[START OF Data]

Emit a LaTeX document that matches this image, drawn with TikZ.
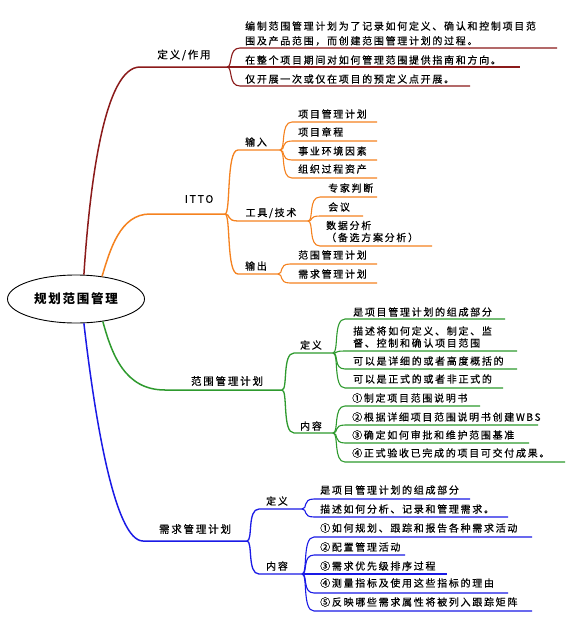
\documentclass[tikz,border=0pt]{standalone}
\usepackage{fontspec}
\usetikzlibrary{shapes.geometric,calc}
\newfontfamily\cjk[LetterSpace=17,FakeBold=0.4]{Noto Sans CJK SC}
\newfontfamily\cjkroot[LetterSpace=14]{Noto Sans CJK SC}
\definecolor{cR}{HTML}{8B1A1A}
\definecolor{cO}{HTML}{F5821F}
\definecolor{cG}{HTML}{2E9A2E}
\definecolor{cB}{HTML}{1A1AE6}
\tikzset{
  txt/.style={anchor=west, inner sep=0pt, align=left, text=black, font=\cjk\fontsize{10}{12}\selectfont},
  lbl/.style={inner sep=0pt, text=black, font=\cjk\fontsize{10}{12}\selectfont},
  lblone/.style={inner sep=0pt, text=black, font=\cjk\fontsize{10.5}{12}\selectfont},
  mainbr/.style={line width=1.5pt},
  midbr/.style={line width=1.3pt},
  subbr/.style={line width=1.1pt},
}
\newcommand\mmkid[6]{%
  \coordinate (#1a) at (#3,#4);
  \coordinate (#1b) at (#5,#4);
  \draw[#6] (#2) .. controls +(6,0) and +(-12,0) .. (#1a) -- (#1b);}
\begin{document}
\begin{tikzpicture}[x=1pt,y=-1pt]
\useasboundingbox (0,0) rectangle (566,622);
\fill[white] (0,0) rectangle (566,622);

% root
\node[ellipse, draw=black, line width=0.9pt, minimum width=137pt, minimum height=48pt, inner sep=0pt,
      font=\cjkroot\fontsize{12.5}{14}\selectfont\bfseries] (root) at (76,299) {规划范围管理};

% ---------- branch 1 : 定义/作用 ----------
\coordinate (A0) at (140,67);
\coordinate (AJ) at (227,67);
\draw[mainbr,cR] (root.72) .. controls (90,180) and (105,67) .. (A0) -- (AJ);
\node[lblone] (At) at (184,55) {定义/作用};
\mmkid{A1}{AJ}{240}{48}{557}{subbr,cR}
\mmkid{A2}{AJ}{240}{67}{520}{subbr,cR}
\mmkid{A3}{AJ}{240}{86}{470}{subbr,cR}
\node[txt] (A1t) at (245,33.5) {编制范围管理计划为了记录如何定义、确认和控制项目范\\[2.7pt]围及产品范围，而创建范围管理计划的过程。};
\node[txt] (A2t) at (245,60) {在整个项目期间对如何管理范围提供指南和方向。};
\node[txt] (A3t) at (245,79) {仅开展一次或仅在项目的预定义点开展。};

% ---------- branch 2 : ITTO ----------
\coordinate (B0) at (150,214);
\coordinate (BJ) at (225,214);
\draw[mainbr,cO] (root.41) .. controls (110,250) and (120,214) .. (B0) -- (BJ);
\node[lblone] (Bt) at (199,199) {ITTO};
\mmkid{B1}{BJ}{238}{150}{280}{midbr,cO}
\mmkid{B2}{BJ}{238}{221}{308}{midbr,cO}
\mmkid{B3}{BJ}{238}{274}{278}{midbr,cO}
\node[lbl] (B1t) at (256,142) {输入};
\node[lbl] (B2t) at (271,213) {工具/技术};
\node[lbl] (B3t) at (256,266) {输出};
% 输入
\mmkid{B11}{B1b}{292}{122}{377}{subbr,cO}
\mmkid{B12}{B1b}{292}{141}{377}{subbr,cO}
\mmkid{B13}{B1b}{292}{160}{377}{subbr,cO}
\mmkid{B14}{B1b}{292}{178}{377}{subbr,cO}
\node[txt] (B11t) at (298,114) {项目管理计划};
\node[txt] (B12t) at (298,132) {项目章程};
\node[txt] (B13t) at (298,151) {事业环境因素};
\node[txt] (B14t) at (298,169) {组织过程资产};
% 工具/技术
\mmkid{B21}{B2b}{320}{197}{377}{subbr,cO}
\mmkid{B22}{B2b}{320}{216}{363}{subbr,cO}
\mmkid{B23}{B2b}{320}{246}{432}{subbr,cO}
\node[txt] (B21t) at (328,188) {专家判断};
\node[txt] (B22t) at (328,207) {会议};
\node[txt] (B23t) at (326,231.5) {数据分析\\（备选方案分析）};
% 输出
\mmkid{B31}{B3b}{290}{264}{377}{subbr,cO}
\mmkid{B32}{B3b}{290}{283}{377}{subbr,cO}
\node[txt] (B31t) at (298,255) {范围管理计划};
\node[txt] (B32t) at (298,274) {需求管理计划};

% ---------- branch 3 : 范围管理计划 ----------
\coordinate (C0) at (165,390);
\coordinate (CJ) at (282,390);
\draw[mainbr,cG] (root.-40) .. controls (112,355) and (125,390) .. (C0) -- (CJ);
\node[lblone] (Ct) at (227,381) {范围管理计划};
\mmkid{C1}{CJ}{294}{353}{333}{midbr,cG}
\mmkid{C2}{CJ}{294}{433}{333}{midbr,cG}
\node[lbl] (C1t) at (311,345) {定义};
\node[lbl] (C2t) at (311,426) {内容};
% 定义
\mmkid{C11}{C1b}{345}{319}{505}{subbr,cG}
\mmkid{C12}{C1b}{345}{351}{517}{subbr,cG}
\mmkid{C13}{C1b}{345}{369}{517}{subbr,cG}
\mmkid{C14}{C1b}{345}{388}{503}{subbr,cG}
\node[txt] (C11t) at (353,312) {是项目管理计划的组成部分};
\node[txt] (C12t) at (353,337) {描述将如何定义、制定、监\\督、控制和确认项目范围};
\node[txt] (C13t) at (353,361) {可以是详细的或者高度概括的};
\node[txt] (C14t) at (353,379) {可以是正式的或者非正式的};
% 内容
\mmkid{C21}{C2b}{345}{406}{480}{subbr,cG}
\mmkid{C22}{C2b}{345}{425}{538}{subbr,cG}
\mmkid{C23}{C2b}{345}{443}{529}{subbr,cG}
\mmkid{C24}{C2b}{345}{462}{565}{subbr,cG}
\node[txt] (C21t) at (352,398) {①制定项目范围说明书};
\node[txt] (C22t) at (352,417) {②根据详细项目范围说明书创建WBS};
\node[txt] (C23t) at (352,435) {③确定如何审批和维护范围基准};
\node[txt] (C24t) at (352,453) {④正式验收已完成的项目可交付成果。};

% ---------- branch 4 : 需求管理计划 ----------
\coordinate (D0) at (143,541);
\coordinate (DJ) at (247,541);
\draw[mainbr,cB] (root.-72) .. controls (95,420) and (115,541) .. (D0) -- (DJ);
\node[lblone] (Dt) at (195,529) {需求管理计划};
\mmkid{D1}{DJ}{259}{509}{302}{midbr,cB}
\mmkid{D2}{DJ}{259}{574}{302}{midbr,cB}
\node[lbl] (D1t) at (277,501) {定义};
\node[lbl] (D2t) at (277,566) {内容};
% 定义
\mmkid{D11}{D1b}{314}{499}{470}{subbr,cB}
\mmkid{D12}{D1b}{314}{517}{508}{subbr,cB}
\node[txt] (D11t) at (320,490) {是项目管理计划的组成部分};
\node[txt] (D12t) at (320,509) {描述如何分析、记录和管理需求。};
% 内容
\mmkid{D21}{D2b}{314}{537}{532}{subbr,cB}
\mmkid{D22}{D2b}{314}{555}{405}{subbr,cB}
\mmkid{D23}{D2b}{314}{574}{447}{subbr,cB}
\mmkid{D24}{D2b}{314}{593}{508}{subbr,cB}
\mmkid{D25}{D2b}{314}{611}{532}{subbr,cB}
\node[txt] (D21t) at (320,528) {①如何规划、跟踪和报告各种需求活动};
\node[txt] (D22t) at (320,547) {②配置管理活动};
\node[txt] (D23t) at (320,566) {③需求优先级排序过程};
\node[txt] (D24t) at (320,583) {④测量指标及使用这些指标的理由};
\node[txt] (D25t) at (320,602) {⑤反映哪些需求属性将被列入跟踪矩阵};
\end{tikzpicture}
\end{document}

[END OF Data]

Exercise -> Extract the full listing exactly, with the pictures left out.

Expected answer ->
Emit a LaTeX document that matches this image, drawn with TikZ.
\documentclass[tikz,border=0pt]{standalone}
\usepackage{fontspec}
\usetikzlibrary{shapes.geometric,calc}
\newfontfamily\cjk[LetterSpace=17,FakeBold=0.4]{Noto Sans CJK SC}
\newfontfamily\cjkroot[LetterSpace=14]{Noto Sans CJK SC}
\definecolor{cR}{HTML}{8B1A1A}
\definecolor{cO}{HTML}{F5821F}
\definecolor{cG}{HTML}{2E9A2E}
\definecolor{cB}{HTML}{1A1AE6}
\tikzset{
  txt/.style={anchor=west, inner sep=0pt, align=left, text=black, font=\cjk\fontsize{10}{12}\selectfont},
  lbl/.style={inner sep=0pt, text=black, font=\cjk\fontsize{10}{12}\selectfont},
  lblone/.style={inner sep=0pt, text=black, font=\cjk\fontsize{10.5}{12}\selectfont},
  mainbr/.style={line width=1.5pt},
  midbr/.style={line width=1.3pt},
  subbr/.style={line width=1.1pt},
}
\newcommand\mmkid[6]{%
  \coordinate (#1a) at (#3,#4);
  \coordinate (#1b) at (#5,#4);
  \draw[#6] (#2) .. controls +(6,0) and +(-12,0) .. (#1a) -- (#1b);}
\begin{document}
\begin{tikzpicture}[x=1pt,y=-1pt]
\useasboundingbox (0,0) rectangle (566,622);
\fill[white] (0,0) rectangle (566,622);

% root
\node[ellipse, draw=black, line width=0.9pt, minimum width=137pt, minimum height=48pt, inner sep=0pt,
      font=\cjkroot\fontsize{12.5}{14}\selectfont\bfseries] (root) at (76,299) {规划范围管理};

% ---------- branch 1 : 定义/作用 ----------
\coordinate (A0) at (140,67);
\coordinate (AJ) at (227,67);
\draw[mainbr,cR] (root.72) .. controls (90,180) and (105,67) .. (A0) -- (AJ);
\node[lblone] (At) at (184,55) {定义/作用};
\mmkid{A1}{AJ}{240}{48}{557}{subbr,cR}
\mmkid{A2}{AJ}{240}{67}{520}{subbr,cR}
\mmkid{A3}{AJ}{240}{86}{470}{subbr,cR}
\node[txt] (A1t) at (245,33.5) {编制范围管理计划为了记录如何定义、确认和控制项目范\\[2.7pt]围及产品范围，而创建范围管理计划的过程。};
\node[txt] (A2t) at (245,60) {在整个项目期间对如何管理范围提供指南和方向。};
\node[txt] (A3t) at (245,79) {仅开展一次或仅在项目的预定义点开展。};

% ---------- branch 2 : ITTO ----------
\coordinate (B0) at (150,214);
\coordinate (BJ) at (225,214);
\draw[mainbr,cO] (root.41) .. controls (110,250) and (120,214) .. (B0) -- (BJ);
\node[lblone] (Bt) at (199,199) {ITTO};
\mmkid{B1}{BJ}{238}{150}{280}{midbr,cO}
\mmkid{B2}{BJ}{238}{221}{308}{midbr,cO}
\mmkid{B3}{BJ}{238}{274}{278}{midbr,cO}
\node[lbl] (B1t) at (256,142) {输入};
\node[lbl] (B2t) at (271,213) {工具/技术};
\node[lbl] (B3t) at (256,266) {输出};
% 输入
\mmkid{B11}{B1b}{292}{122}{377}{subbr,cO}
\mmkid{B12}{B1b}{292}{141}{377}{subbr,cO}
\mmkid{B13}{B1b}{292}{160}{377}{subbr,cO}
\mmkid{B14}{B1b}{292}{178}{377}{subbr,cO}
\node[txt] (B11t) at (298,114) {项目管理计划};
\node[txt] (B12t) at (298,132) {项目章程};
\node[txt] (B13t) at (298,151) {事业环境因素};
\node[txt] (B14t) at (298,169) {组织过程资产};
% 工具/技术
\mmkid{B21}{B2b}{320}{197}{377}{subbr,cO}
\mmkid{B22}{B2b}{320}{216}{363}{subbr,cO}
\mmkid{B23}{B2b}{320}{246}{432}{subbr,cO}
\node[txt] (B21t) at (328,188) {专家判断};
\node[txt] (B22t) at (328,207) {会议};
\node[txt] (B23t) at (326,231.5) {数据分析\\（备选方案分析）};
% 输出
\mmkid{B31}{B3b}{290}{264}{377}{subbr,cO}
\mmkid{B32}{B3b}{290}{283}{377}{subbr,cO}
\node[txt] (B31t) at (298,255) {范围管理计划};
\node[txt] (B32t) at (298,274) {需求管理计划};

% ---------- branch 3 : 范围管理计划 ----------
\coordinate (C0) at (165,390);
\coordinate (CJ) at (282,390);
\draw[mainbr,cG] (root.-40) .. controls (112,355) and (125,390) .. (C0) -- (CJ);
\node[lblone] (Ct) at (227,381) {范围管理计划};
\mmkid{C1}{CJ}{294}{353}{333}{midbr,cG}
\mmkid{C2}{CJ}{294}{433}{333}{midbr,cG}
\node[lbl] (C1t) at (311,345) {定义};
\node[lbl] (C2t) at (311,426) {内容};
% 定义
\mmkid{C11}{C1b}{345}{319}{505}{subbr,cG}
\mmkid{C12}{C1b}{345}{351}{517}{subbr,cG}
\mmkid{C13}{C1b}{345}{369}{517}{subbr,cG}
\mmkid{C14}{C1b}{345}{388}{503}{subbr,cG}
\node[txt] (C11t) at (353,312) {是项目管理计划的组成部分};
\node[txt] (C12t) at (353,337) {描述将如何定义、制定、监\\督、控制和确认项目范围};
\node[txt] (C13t) at (353,361) {可以是详细的或者高度概括的};
\node[txt] (C14t) at (353,379) {可以是正式的或者非正式的};
% 内容
\mmkid{C21}{C2b}{345}{406}{480}{subbr,cG}
\mmkid{C22}{C2b}{345}{425}{538}{subbr,cG}
\mmkid{C23}{C2b}{345}{443}{529}{subbr,cG}
\mmkid{C24}{C2b}{345}{462}{565}{subbr,cG}
\node[txt] (C21t) at (352,398) {①制定项目范围说明书};
\node[txt] (C22t) at (352,417) {②根据详细项目范围说明书创建WBS};
\node[txt] (C23t) at (352,435) {③确定如何审批和维护范围基准};
\node[txt] (C24t) at (352,453) {④正式验收已完成的项目可交付成果。};

% ---------- branch 4 : 需求管理计划 ----------
\coordinate (D0) at (143,541);
\coordinate (DJ) at (247,541);
\draw[mainbr,cB] (root.-72) .. controls (95,420) and (115,541) .. (D0) -- (DJ);
\node[lblone] (Dt) at (195,529) {需求管理计划};
\mmkid{D1}{DJ}{259}{509}{302}{midbr,cB}
\mmkid{D2}{DJ}{259}{574}{302}{midbr,cB}
\node[lbl] (D1t) at (277,501) {定义};
\node[lbl] (D2t) at (277,566) {内容};
% 定义
\mmkid{D11}{D1b}{314}{499}{470}{subbr,cB}
\mmkid{D12}{D1b}{314}{517}{508}{subbr,cB}
\node[txt] (D11t) at (320,490) {是项目管理计划的组成部分};
\node[txt] (D12t) at (320,509) {描述如何分析、记录和管理需求。};
% 内容
\mmkid{D21}{D2b}{314}{537}{532}{subbr,cB}
\mmkid{D22}{D2b}{314}{555}{405}{subbr,cB}
\mmkid{D23}{D2b}{314}{574}{447}{subbr,cB}
\mmkid{D24}{D2b}{314}{593}{508}{subbr,cB}
\mmkid{D25}{D2b}{314}{611}{532}{subbr,cB}
\node[txt] (D21t) at (320,528) {①如何规划、跟踪和报告各种需求活动};
\node[txt] (D22t) at (320,547) {②配置管理活动};
\node[txt] (D23t) at (320,566) {③需求优先级排序过程};
\node[txt] (D24t) at (320,583) {④测量指标及使用这些指标的理由};
\node[txt] (D25t) at (320,602) {⑤反映哪些需求属性将被列入跟踪矩阵};
\end{tikzpicture}
\end{document}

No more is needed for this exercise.